Could you clarify some points? What part do you want to use ML for? What do you mean by input composition before synthesis? XRD gives you information about the crystal structure (and only indirectly about the composition). Are you only interested in predicting the composition or the (most stable) crystal structure?

Best,
Peter

Dear Peter,

Thank you for your replay.
By searching the relation in starting composition-final composition I would like to predict the optimal starting composition, thus shorten the long experimental stage of material design and its production.
Yes, you’re right the composition is an indirect result of XRD (both qualitative and quantitative) and I am thinking about it. In that case, the precision of the analysis is significant.
How do you see this ?

Greetings,
Ilona

Illona,

I see. How large is your dataset? Is the dataset comprised of one chemical system or multiple? Is one synthesis technique with the same conditions used or multiple?

Best,
Peter

Dear Peter,

I am planning to conduct about 100 syntheses: about 100 compounds will be obtained. Their chemical composition will be similar, in the sense it will be compound from the system Mg1-xFexAl2O4, where x=0-1. Additionally, Fe will be substituted by different metallic ions, also in gradually increasing amounts.
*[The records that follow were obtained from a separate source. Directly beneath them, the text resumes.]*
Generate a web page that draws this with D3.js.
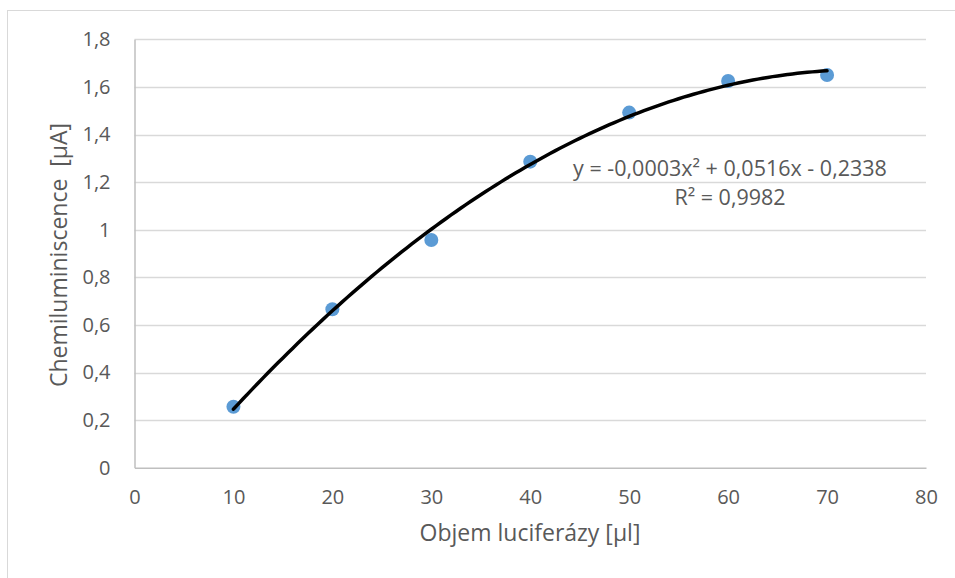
<!DOCTYPE html>
<html>
<head>
<meta charset="utf-8">
<script src="https://cdn.jsdelivr.net/npm/d3@7"></script>
<style>
  html, body { margin: 0; padding: 0; background: #fff; }
  svg { display: block; }
  text { font-family: "Open Sans", "Liberation Sans", sans-serif; fill: #595959; white-space: pre; }
</style>
</head>
<body>
<svg id="chart" width="955" height="578"></svg>
<script>
// Measured luciferase volume vs. chemiluminescence current
const volumes = [10, 20, 30, 40, 50, 60, 70];
const currents = [0.256, 0.666, 0.957, 1.286, 1.492, 1.625, 1.650];

const xTicks = [0, 10, 20, 30, 40, 50, 60, 70, 80];
const yTicks = [0, 0.2, 0.4, 0.6, 0.8, 1.0, 1.2, 1.4, 1.6, 1.8];

const xTitle = "Objem luciferázy [µl]";
const yTitle = "Chemiluminiscence\u00a0 [µA]";
const equationText = "y = -0,0003x² + 0,0516x - 0,2338";
const r2Text = "R² = 0,9982";

const svg = d3.select("#chart");
const W = 955, H = 578;

// chart frame
svg.append("rect")
  .attr("x", 7.5).attr("y", 10.5)
  .attr("width", W + 10).attr("height", H + 10)
  .attr("fill", "#fff").attr("stroke", "#d9d9d9").attr("stroke-width", 1);

const plot = { left: 134.5, right: 926, top: 39.3, bottom: 467.7 };

const x = d3.scaleLinear().domain([0, 80]).range([plot.left, plot.right]);
const y = d3.scaleLinear().domain([0, 1.8]).range([plot.bottom, plot.top]);

const fmt = v => String(+v.toFixed(1)).replace(".", ",");

// horizontal gridlines
svg.append("g")
  .selectAll("line")
  .data(yTicks.filter(t => t > 0))
  .join("line")
  .attr("x1", plot.left).attr("x2", plot.right)
  .attr("y1", d => Math.round(y(d)) + 0.5).attr("y2", d => Math.round(y(d)) + 0.5)
  .attr("stroke", "#d9d9d9").attr("stroke-width", 1.5);

// axes
const xAxis = svg.append("g")
  .attr("transform", `translate(0,${plot.bottom})`)
  .call(d3.axisBottom(x).tickValues(xTicks).tickSize(0).tickPadding(22).tickFormat(d => String(d)));
xAxis.select(".domain").attr("stroke", "#bfbfbf").attr("stroke-width", 1.5);
xAxis.selectAll("text").attr("font-size", 20).attr("fill", "#595959")
  .attr("font-family", "'Open Sans', sans-serif");

const yAxis = svg.append("g")
  .attr("transform", `translate(${plot.left},0)`)
  .call(d3.axisLeft(y).tickValues(yTicks).tickSize(0).tickPadding(24).tickFormat(fmt));
yAxis.select(".domain").attr("stroke", "#bfbfbf").attr("stroke-width", 1.5);
yAxis.selectAll("text").attr("font-size", 20).attr("fill", "#595959")
  .attr("font-family", "'Open Sans', sans-serif");

// least-squares quadratic fit through the measured points
function quadFit(xs, ys) {
  let s = [0, 0, 0, 0, 0], t = [0, 0, 0];
  xs.forEach((xi, i) => {
    const p = [1, xi, xi * xi, xi ** 3, xi ** 4];
    for (let k = 0; k < 5; k++) s[k] += p[k];
    for (let k = 0; k < 3; k++) t[k] += ys[i] * p[k];
  });
  const A = [[s[0], s[1], s[2], t[0]], [s[1], s[2], s[3], t[1]], [s[2], s[3], s[4], t[2]]];
  for (let i = 0; i < 3; i++) {
    for (let j = i + 1; j < 3; j++) {
      const f = A[j][i] / A[i][i];
      for (let k = i; k < 4; k++) A[j][k] -= f * A[i][k];
    }
  }
  const c = [0, 0, 0];
  for (let i = 2; i >= 0; i--) {
    let v = A[i][3];
    for (let k = i + 1; k < 3; k++) v -= A[i][k] * c[k];
    c[i] = v / A[i][i];
  }
  return c; // c0 + c1 x + c2 x^2
}
const coef = quadFit(volumes, currents);
const trendX = d3.range(volumes[0], volumes[volumes.length - 1] + 0.001, 0.5);

// data points
svg.append("g")
  .selectAll("circle")
  .data(volumes.map((v, i) => [v, currents[i]]))
  .join("circle")
  .attr("cx", d => x(d[0])).attr("cy", d => y(d[1]))
  .attr("r", 7).attr("fill", "#5b9bd5");

// trendline
svg.append("path")
  .datum(trendX)
  .attr("d", d3.line().x(d => x(d)).y(d => y(coef[0] + coef[1] * d + coef[2] * d * d)).curve(d3.curveBasis))
  .attr("fill", "none").attr("stroke", "#000").attr("stroke-width", 3.5).attr("stroke-linecap", "round");

// trendline equation
svg.append("text").attr("x", 730).attr("y", 176).attr("text-anchor", "middle")
  .attr("font-size", 21.5).text(equationText);
svg.append("text").attr("x", 730).attr("y", 205).attr("text-anchor", "middle")
  .attr("font-size", 21.5).text(r2Text);

// axis titles
svg.append("text").attr("x", 530).attr("y", 541).attr("text-anchor", "middle")
  .attr("font-size", 23).text(xTitle);
svg.append("text")
  .attr("transform", "translate(67,255) rotate(-90)")
  .attr("text-anchor", "middle").attr("font-size", 23).text(yTitle);
</script>
</body>
</html>
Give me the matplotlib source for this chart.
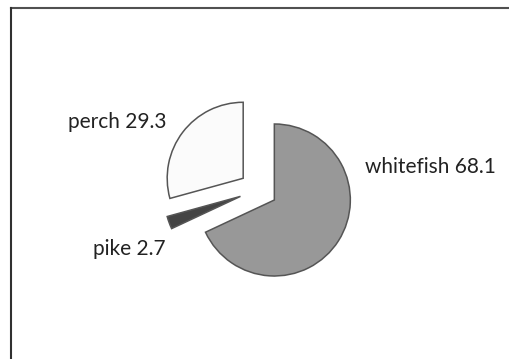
import matplotlib
matplotlib.use("Agg")
import matplotlib.pyplot as plt
from matplotlib.lines import Line2D

species = ["whitefish", "pike", "perch"]
shares = [68.1, 2.7, 29.3]
colors = ["#989898", "#444444", "#fbfbfb"]
explode = [0.25, 0.25, 0.25]

W, H = 510, 359
fig = plt.figure(figsize=(W / 100, H / 100), dpi=100)
ax = fig.add_axes([0, 0, 1, 1])

ax.pie(shares, colors=colors, explode=explode, startangle=90,
       counterclock=False, radius=1.0,
       wedgeprops=dict(edgecolor="#555555", linewidth=1.1))

# pie center and radius in pixels
cx, cy, r = 258.3, 189.8, 76.0
ax.set_xlim(-cx / r, (W - cx) / r)
ax.set_ylim(-(H - cy) / r, cy / r)
ax.set_aspect("equal")
ax.set_axis_off()

def px(x, y):
    return x / W, 1 - y / H

font = dict(family=["Lato", "DejaVu Sans"], fontsize=15, color="#222222")
label_pos = {
    "whitefish": (365, 173.3, "left"),
    "perch": (166.7, 128.3, "right"),
    "pike": (165.7, 255.3, "right"),
}
for name, val in zip(species, shares):
    x, y, ha = label_pos[name]
    fig.text(*px(x, y), f"{name} {val}", ha=ha, va="baseline", **font)

# frame lines along the top and left
fig.add_artist(Line2D([px(11, 0)[0], 1.0], [px(0, 8)[1]] * 2,
                      color="#505050", lw=1.5, transform=fig.transFigure))
fig.add_artist(Line2D([px(11, 0)[0]] * 2, [0.0, px(0, 8)[1]],
                      color="#303030", lw=1.5, transform=fig.transFigure))

fig.savefig("out.png", dpi=100)
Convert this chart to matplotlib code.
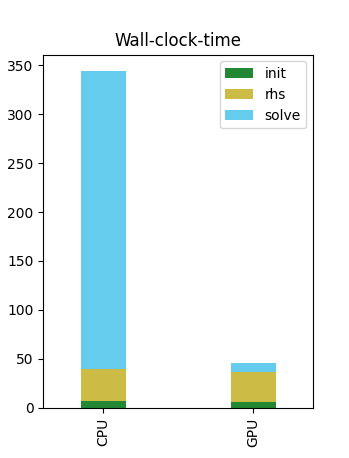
import numpy as np
import matplotlib
matplotlib.use("Agg")
import matplotlib.pyplot as plt

devices = ["CPU", "GPU"]
init = [6.8, 5.5]
rhs = [32.8, 31.4]
solve = [304.4, 8.5]

colors = {"init": "#228833", "rhs": "#CCBB44", "solve": "#66CCEE"}

fig = plt.figure(figsize=(3.49, 4.58), dpi=100)
ax = fig.add_axes([0.124, 0.11, 0.773, 0.771])

x = np.arange(len(devices))
w = 0.3
bottom = np.zeros(len(devices))
for name, vals in [("init", init), ("rhs", rhs), ("solve", solve)]:
    ax.bar(x, vals, w, bottom=bottom, color=colors[name], label=name)
    bottom += np.array(vals)

ax.set_xticks(x)
ax.set_xticklabels(devices, rotation=90)
ax.set_xlim(-0.4, 1.4)
ax.set_title("Wall-clock-time")
ax.legend(loc="upper right")

fig.savefig("out.png", dpi=100)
I would like to apply the same synthesis conditions - the same temperature and gas atmosphere.

Greetings,
Ilona

Dear Illona,
That should be enough data for conventional supervised learning algorithms (but is typically not enough for deep learning applications unless combined with some sort of transfer learning). What sounds challenging to me is how to create clear labels for the output data? I would imagine that your synthesis results in a structure with multiple phases present (phase segregation) - or do you get a homogeneous single phase material out of it?
-Peter

Dear Peter,

I think that deep learning, here, is too requiring in terms of data number, I am conscious of that. Therefore, I am planning to use, as first, regression algorithms.

Yes, that’s true that this is challenging as the output is not homogeneous composition. At the very beginning I will do the theoretical analysis of equilibrium phases that creates at equilibrium conditions, using FactSage software for theoretical calculations. However, I am still wondering on how to label them. Generally, I will be looking for composition that consist of specific amount of specific phase (e.g. some low temperature phase the may destroy the materials properties),

On the other hand, I would like to ask about structure predictions using ML - is it that the input is the XRD patterns and the output is e.g. lattice parameter etc. ? What type of algorithms are used for that, and how many of input patters you have to do so ?

Warm greetings,
Ilona

Sounds good, Ilona!
Regarding the XRD, it is also not so easy to evaluate XRD patterns of a sample with multiple phases present (as multiple peaks may overlap with other peaks). However, there has been some work on ML on XRD patterns - not sure if those are applicable to your case, but you could give it a try:
https://www.nature.com/articles/s41524-019-0196-x
https://www.nature.com/articles/s41467-019-13749-3
Good luck with your research!
-Peter